“Christmas Eve fell as balmy as April,” wrote O. Henry in 1903, thereby summing up the distinguishing mark of a Texas Christmas: it’s hot. O. Henry didn’t know the blizzardy side of the state, living as he did in the south of it, but he knew that few native Texans witness many white Christmases. Most of us resign ourselves to green ones. Unless we live in East Texas, where pines are native, we have to buy our Christmas trees from the Optimist club. Without fireplaces, we lack the proper place to hang stockings, roast chestnuts (well, pecans then), and look for bootprints in the morning ashes. It makes us a little wistful, but we have faced the inescapable truth: the Christmas of Currier & Ives will never be ours.
Luckily, over the years we have created traditions of our own. In the case of the Christmas tree, our forebears used cedar, a pestilent plant that had never before done anyone much good. A. C. Greene recalls childhood trips to fetch “the least lopsided and wind-whipped” tree. If cedar was unavailable, a sapling, tumbleweed, or cactus might serve. Decorations varied—popcorn garlands, candles, strings of red chiles and garlic. On top, of course, was a lone star.
Texas does have mistletoe, which, like cedar, is a nuisance that redeems itself only in December. All over the state you can spot mistletoe snippers gingerly scaling barbed wire to cut bunches from beleaguered mesquites by the side of the road. The familiar shrub with its pearly berries must have provided European immigrants with a welcome reminder of home.
In addition to Christmas kisses under the mistletoe, immigrants brought to Texas a wealth of other customs. The Germans offered Kris Kringle and pfeffernuesses and caroling; around the original German settlements you can still hear the words “stille Nacht, heilige Nacht” sung to a well-known melody. Mexico gave us buÒuelos, poinsettias, and luminarias, those lanterns made of candles inside sand-weighted paper bags. Bright Mexican goods and decorations, which seem so gaudy most of the year, fit right in at Christmastime.
Our most influential culture, though, was that of the cowboy. The range life was a solitary one, and holidays meant a rare chance to socialize. Most towns held a dance, and cowboys would ride all day to attend. Caroling was a mite civilized for early Texas tastes, so cowboys initiated the Christmas serenade, a shivareelike procession whose sole purpose was to make a huge commotion. On Christmas morning they settled down long enough for a church service or a few impromptu prayers; for all their horseplay, cowboys were believers. Later in the day, married couples invited them in for revelry and chow; they reciprocated by smuggling in trinkets for the children, who surely redoubled their faith in Santa when goodies miraculously appeared in their stockings, with not a store for miles. Texas kids, J. Evetts Haley wrote, “knew exactly what Santa’s sled and reindeer looked like”—after all, they grew up around harness and livestock.

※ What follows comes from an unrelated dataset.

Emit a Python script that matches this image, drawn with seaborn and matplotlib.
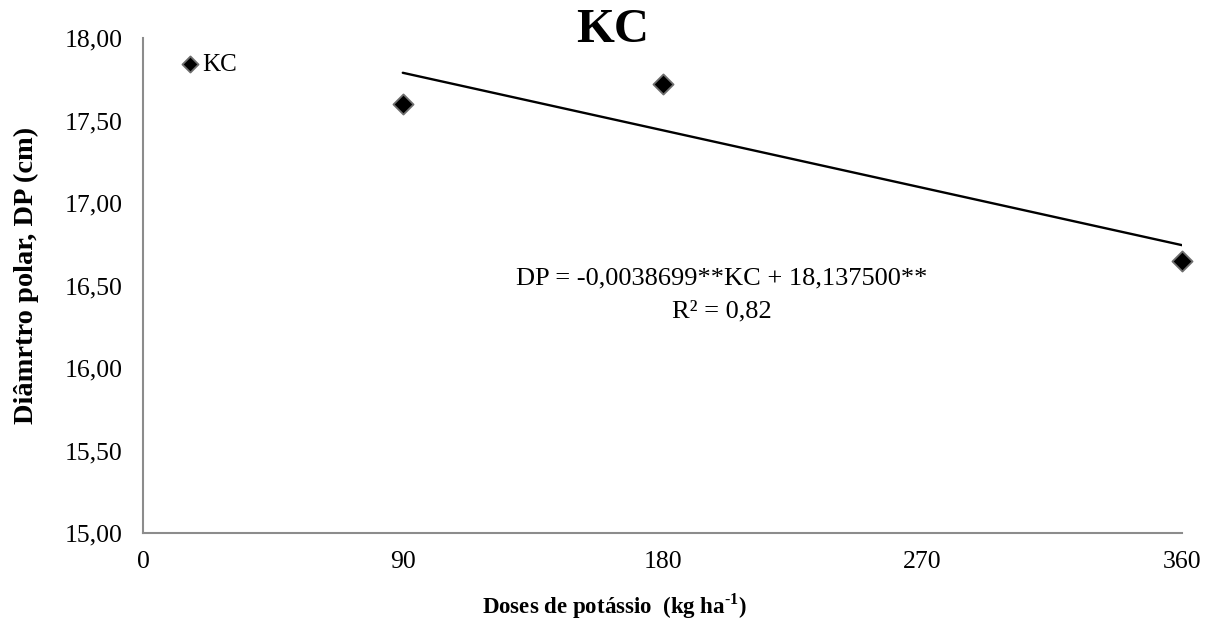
import numpy as np
import pandas as pd
import matplotlib
matplotlib.use("Agg")
import matplotlib.pyplot as plt
import seaborn as sns

# Potassium doses (kg/ha) and polar diameter (cm)
doses = [90, 180, 360]
diametro = [17.60, 17.72, 16.65]

# Regression coefficients of the fitted line
slope = -0.0038699
intercept = 18.137500
r2 = 0.82

x_ticks = [0, 90, 180, 270, 360]
y_ticks = [15.00, 15.50, 16.00, 16.50, 17.00, 17.50, 18.00]

sns.set_theme(style="white")
plt.rcParams["font.family"] = ["Liberation Serif", "DejaVu Serif"]
plt.rcParams["mathtext.fontset"] = "custom"
plt.rcParams["mathtext.rm"] = "Liberation Serif"
plt.rcParams["mathtext.bf"] = "Liberation Serif:bold"
plt.rcParams["text.color"] = "black"
plt.rcParams["axes.labelcolor"] = "black"

fig = plt.figure(figsize=(12.13, 6.26), dpi=100)
ax = fig.add_axes([0.1179, 0.1486, 0.8566, 0.7907])

df = pd.DataFrame({"dose": doses, "dp": diametro})
line_x = np.array([min(doses), max(doses)], dtype=float)
line_df = pd.DataFrame({"dose": line_x, "dp": intercept + slope * line_x})

sns.lineplot(data=line_df, x="dose", y="dp", ax=ax, color="black", lw=1.7, legend=False)
sns.scatterplot(data=df, x="dose", y="dp", ax=ax, marker="D", s=105,
                color="black", edgecolor="#6e6e6e", linewidth=1.3, label="KC",
                zorder=5, clip_on=False)

ax.set_xlim(0, 360)
ax.set_ylim(15, 18)
ax.set_xticks(x_ticks)
ax.set_yticks(y_ticks)
ax.set_xticklabels([str(v) for v in x_ticks])
ax.set_yticklabels([f"{v:.2f}".replace(".", ",") for v in y_ticks])

for side in ["top", "right"]:
    ax.spines[side].set_visible(False)
for side in ["left", "bottom"]:
    ax.spines[side].set_color("#8c8c8c")
    ax.spines[side].set_linewidth(1.5)
ax.tick_params(axis="both", which="major", direction="out", length=5, width=1.5,
               color="#8c8c8c", labelsize=18.5, labelcolor="black")
ax.tick_params(axis="x", pad=8)
ax.tick_params(axis="y", pad=10)

ax.set_xlabel("Doses de potássio  (kg ha$^{\\mathbf{\u2010 1}}$)".replace("\u2010 1", "\u20101"),
              fontsize=16.5, fontweight="bold")
ax.xaxis.set_label_coords(0.454, -0.118)
ax.set_ylabel("Diâmrtro polar, DP (cm)", fontsize=20.5, fontweight="bold")
ax.yaxis.label.set_verticalalignment("center")
ax.yaxis.set_label_coords(-0.112, 0.521)

fig.text(0.505, 0.952, "KC", ha="center", va="center", fontsize=35, fontweight="bold")

ax.text(0.557, 0.515, "DP = -0,0038699**KC + 18,137500**", transform=ax.transAxes,
        ha="center", va="center", fontsize=19)
ax.text(0.557, 0.448, f"R² = {r2:.2f}".replace(".", ","), transform=ax.transAxes,
        ha="center", va="center", fontsize=19)

leg = ax.legend(loc="center left", bbox_to_anchor=(0.033, 0.946), frameon=False,
                fontsize=18, handletextpad=0.0, borderaxespad=0.0, markerscale=0.8,
                handlelength=1.0, borderpad=0.0)

fig.savefig("out.png", dpi=100)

Not so commonplace on the frontier was overindulgence, but during the holidays even thrifty Texans enjoyed this most universal of Christmas traditions. Cooks cheerfully used up hoards of dried fruit and sugar to make treats like fruitcake, an old Texas favorite, but the real delicacies were fresh foods brought in for the occasion. Bertha McKee Dobie remembered her father’s once asking “the name of that vegetable that is shipped in at Christmas.” It was celery. Eggs went for eggnog; oranges were sugarplums. The high point of any gathering might well have been the whiskey, for Christmas was one day when drinking could be done in public and to excess.
Excess has become a Texas tradition too. We always try to be the biggest, the noisiest, the best. We string colored lights on everything from fences to pump jacks, drink Noche Buena instead of wassail, and ring cowbells instead of sleigh bells. Who needs snow-covered pine trees anyway? They just block out the stars in our big December sky.